Fortunately, in response to grassroots advocacy and statewide policy reform efforts, a handful of school districts, law enforcement agencies, and judges have made positive changes. The Wake County Public School System adopted a new memorandum of understanding (MOU) that improves training and data reporting requirements, and a group of stakeholders in the county is meeting to develop additional reforms. Judges J.H. Corpening, II and Elizabeth Trosch are leading efforts in Wilmington and Charlotte, respectively, to reduce school-based court referrals. According to a 2014 report by the North Carolina Department of Public Safety’s Center for Safer Schools, the North Carolina Justice Academy has prioritized and expanded training for SROs and the North Carolina Department of Public Instruction has developed an online module for teachers and other school support staff to assist them in more effectively utilizing SROs within their schools.

However, efforts to ensure that all SROs are well-trained, that their roles are clear, and that they are held accountable must accelerate. District-by-district, piecemeal improvements are good; statewide, comprehensive reform is better.

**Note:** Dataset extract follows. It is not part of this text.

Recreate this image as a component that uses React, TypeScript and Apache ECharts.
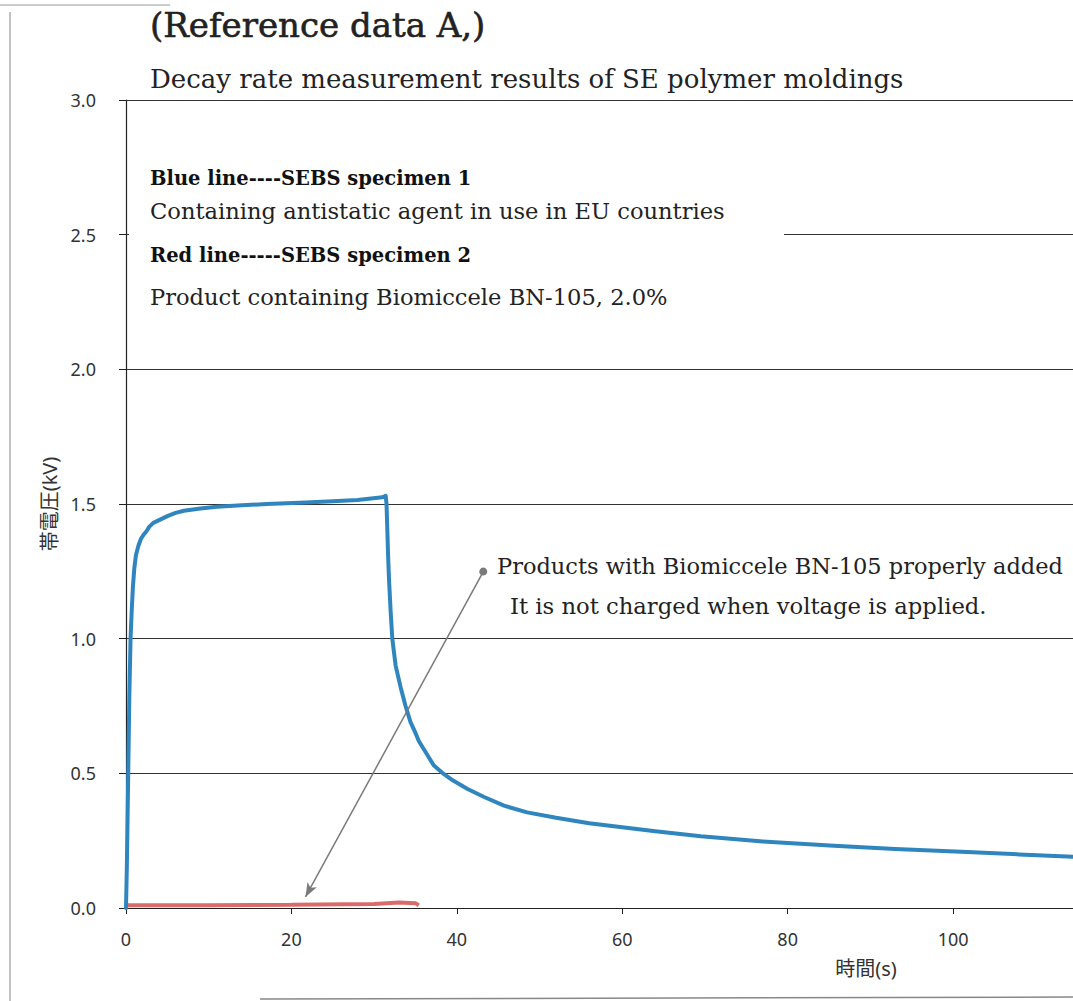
import React, { useEffect, useRef } from "react";
import * as echarts from "echarts";

// Blue line: SEBS specimen 1 [time (s), voltage (kV)]
const blueTime = [0, 0.1, 0.26, 0.4, 0.55, 0.7, 0.83, 1.0, 1.2, 1.5, 1.8, 2.1, 2.5, 2.8, 3.3, 4, 5, 6, 7, 9, 11, 14, 17, 21, 25, 28, 31, 31.4, 31.5, 31.6, 31.7, 31.8, 32.0, 32.2, 32.4, 32.6, 32.9, 33.2, 33.8, 34.4, 35, 35.4, 36.4, 37.2, 38.2, 39.5, 41.3, 43.3, 45.7, 48.5, 52, 56, 60, 64, 69.5, 77, 85.6, 93, 101.7, 108, 114.6];
const blueVolt = [0, 0.15, 0.48, 0.78, 1.0, 1.11, 1.19, 1.26, 1.31, 1.345, 1.37, 1.385, 1.4, 1.415, 1.43, 1.44, 1.455, 1.467, 1.475, 1.483, 1.49, 1.495, 1.5, 1.505, 1.51, 1.515, 1.525, 1.53, 1.5, 1.4, 1.3, 1.22, 1.1, 1.0, 0.95, 0.9, 0.86, 0.82, 0.75, 0.69, 0.65, 0.62, 0.57, 0.53, 0.503, 0.474, 0.442, 0.412, 0.38, 0.355, 0.335, 0.315, 0.3, 0.285, 0.266, 0.247, 0.231, 0.219, 0.208, 0.199, 0.19];

// Red line: SEBS specimen 2
const redTime = [0, 10, 20, 30, 33, 35, 35.4];
const redVolt = [0.01, 0.01, 0.012, 0.015, 0.02, 0.018, 0.01];

// Annotation arrow (from label dot to red line)
const arrowStart = [43.2, 1.249];
const arrowEnd = [21.7, 0.041];

const yTicks = [0, 0.5, 1.0, 1.5, 2.0, 2.5, 3.0];
const xTicks = [0, 20, 40, 60, 80, 100];

const title = "(Reference data A,)";
const subtitle = "Decay rate measurement results of SE polymer moldings";
const legendLines = [
  "Blue line----SEBS specimen 1",
  "Containing antistatic agent in use in EU countries",
  "Red line-----SEBS specimen 2",
  "Product containing Biomiccele BN-105, 2.0%",
];
const noteLines = [
  "Products with Biomiccele BN-105 properly added",
  "It is not charged when voltage is applied.",
];
const xName = "時間(s)";
const yName = "帯電圧(kV)";

const SERIF = "'DejaVu Serif', 'Liberation Serif', serif";
const SANS = "'Noto Sans', 'Noto Sans CJK JP', sans-serif";

export default function App() {
  const ref = useRef<HTMLDivElement>(null);
  useEffect(() => {
    if (!ref.current) return;
    const chart = echarts.init(ref.current, undefined, { renderer: "svg" });
    const blue = blueTime.map((t, i) => [t, blueVolt[i]]);
    const red = redTime.map((t, i) => [t, redVolt[i]]);
    chart.setOption({
      animation: false,
      backgroundColor: "#ffffff",
      grid: { left: 126, top: 100, right: 0, bottom: 93, containLabel: false },
      xAxis: {
        type: "value",
        min: 0,
        max: 114.5,
        interval: 20,
        axisLine: { show: true, lineStyle: { color: "#222", width: 1.2 } },
        axisTick: { show: true, length: 6, lineStyle: { color: "#222" } },
        axisLabel: {
          show: true,
          margin: 22,
          fontSize: 18,
          fontFamily: SANS,
          color: "#333",
          showMaxLabel: false,
          formatter: (v: number) => (xTicks.includes(v) ? String(v) : ""),
        },
        splitLine: { show: false },
      },
      yAxis: {
        type: "value",
        min: 0,
        max: 3,
        interval: 0.5,
        name: yName,
        nameLocation: "middle",
        nameGap: 67,
        nameTextStyle: { fontSize: 20, fontFamily: SANS, color: "#333" },
        axisLine: { show: true, lineStyle: { color: "#222", width: 1.2 } },
        axisTick: { show: true, length: 7, lineStyle: { color: "#222" } },
        axisLabel: {
          margin: 30,
          fontSize: 18,
          fontFamily: SANS,
          color: "#333",
          formatter: (v: number) => (yTicks.includes(v) ? v.toFixed(1) : ""),
        },
        splitLine: { show: true, lineStyle: { color: "#333", width: 1.2 } },
      },
      series: [
        {
          name: "SEBS specimen 2",
          type: "line",
          data: red,
          showSymbol: false,
          symbol: "none",
          lineStyle: { color: "#d96b6b", width: 4 },
          z: 3,
          markLine: {
            silent: true,
            animation: false,
            label: { show: false },
            lineStyle: { color: "#7a7a7a", width: 1.5, type: "solid" },
            symbol: ["circle", "arrow"],
            symbolSize: [8, 14],
            data: [[{ coord: arrowStart }, { coord: arrowEnd }]],
          },
        },
        {
          name: "SEBS specimen 1",
          type: "line",
          data: blue,
          showSymbol: false,
          symbol: "none",
          lineStyle: { color: "#2f86bf", width: 4, join: "round", cap: "round" },
          z: 4,
        },
      ],
      graphic: [
        { type: "line", shape: { x1: 10, y1: 12, x2: 10, y2: 1001 }, style: { stroke: "#999", lineWidth: 1.2 } },
        { type: "line", shape: { x1: 0, y1: 5, x2: 170, y2: 5 }, style: { stroke: "#999", lineWidth: 1.2 } },
        { type: "line", shape: { x1: 260, y1: 999, x2: 1073, y2: 997 }, style: { stroke: "#888", lineWidth: 1.5 } },
        { type: "rect", z: 10, shape: { x: 129, y: 150, width: 655, height: 160 }, style: { fill: "#ffffff" } },
        { type: "text", z: 11, x: 150, y: 25, style: { text: title, font: `normal 34px ${SERIF}`, fill: "#222", stroke: "#222", lineWidth: 0.6, align: "left", verticalAlign: "middle" } },
        { type: "text", z: 11, x: 150, y: 79, style: { text: subtitle, font: `normal 26px ${SERIF}`, fill: "#222", align: "left", verticalAlign: "middle" } },
        { type: "text", z: 11, x: 150, y: 178, style: { text: legendLines[0], font: `bold 19.5px ${SERIF}`, fill: "#111", align: "left", verticalAlign: "middle" } },
        { type: "text", z: 11, x: 150, y: 211, style: { text: legendLines[1], font: `normal 22.6px ${SERIF}`, fill: "#222", align: "left", verticalAlign: "middle" } },
        { type: "text", z: 11, x: 150, y: 255, style: { text: legendLines[2], font: `bold 19.5px ${SERIF}`, fill: "#111", align: "left", verticalAlign: "middle" } },
        { type: "text", z: 11, x: 150, y: 297, style: { text: legendLines[3], font: `normal 22.6px ${SERIF}`, fill: "#222", align: "left", verticalAlign: "middle" } },
        { type: "text", z: 11, x: 497, y: 566, style: { text: noteLines[0], font: `normal 22.5px ${SERIF}`, fill: "#222", align: "left", verticalAlign: "middle" } },
        { type: "text", z: 11, x: 510, y: 606, style: { text: noteLines[1], font: `normal 22.7px ${SERIF}`, fill: "#222", align: "left", verticalAlign: "middle" } },
        { type: "text", z: 11, x: 866, y: 968, style: { text: xName, font: `normal 20px ${SANS}`, fill: "#333", align: "center", verticalAlign: "middle" } },
      ],
    });
    return () => chart.dispose();
  }, []);
  return (
    <div
      ref={ref}
      style={{ position: "fixed", left: 0, top: 0, width: 1073, height: 1001, background: "#fff" }}
    />
  );
}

Currently, the North Carolina General Assembly provides funding for SROs free of any conditions or requirements. During the 2015 legislative session, the legislature should pass a statute requiring law enforcement agencies and school districts to, at a minimum:

  • train SROs in students’ rights, adolescent development, working with students with mental health issues and disabilities, cultural competency, implicit bias, and safe restraint techniques;
  • prohibit SROs from filing complaints for minor misbehavior (e.g., disorderly conduct);
  • prohibit SROs from carrying guns on campuses;
  • prohibit the use of force unless there is a clear and immediate threat to physical safety;
  • establish clear, well-publicized, unbiased complaint processes for students, parents, staff, and others to use to report and seek remedies for SRO misconduct; and
  • collect and report annual data, including disaggregated data about searches, interrogations, uses of force, arrests, and court referrals.

It would be naive to think that even all of these reforms would completely eliminate the harms associated with school policing. Eliminating SROs altogether is the commonsense solution. Given the fact that they police nearly most middle and high schools in the state, it can be easy to forget that schools are among the safest places for children and, for decades, no one thought schools needed full-time police officers. However, assuming abolition is not happening any time soon, a new statute would be a good starting place.

Jason Langberg is a member of the Youth Justice North Carolina Board of Directors.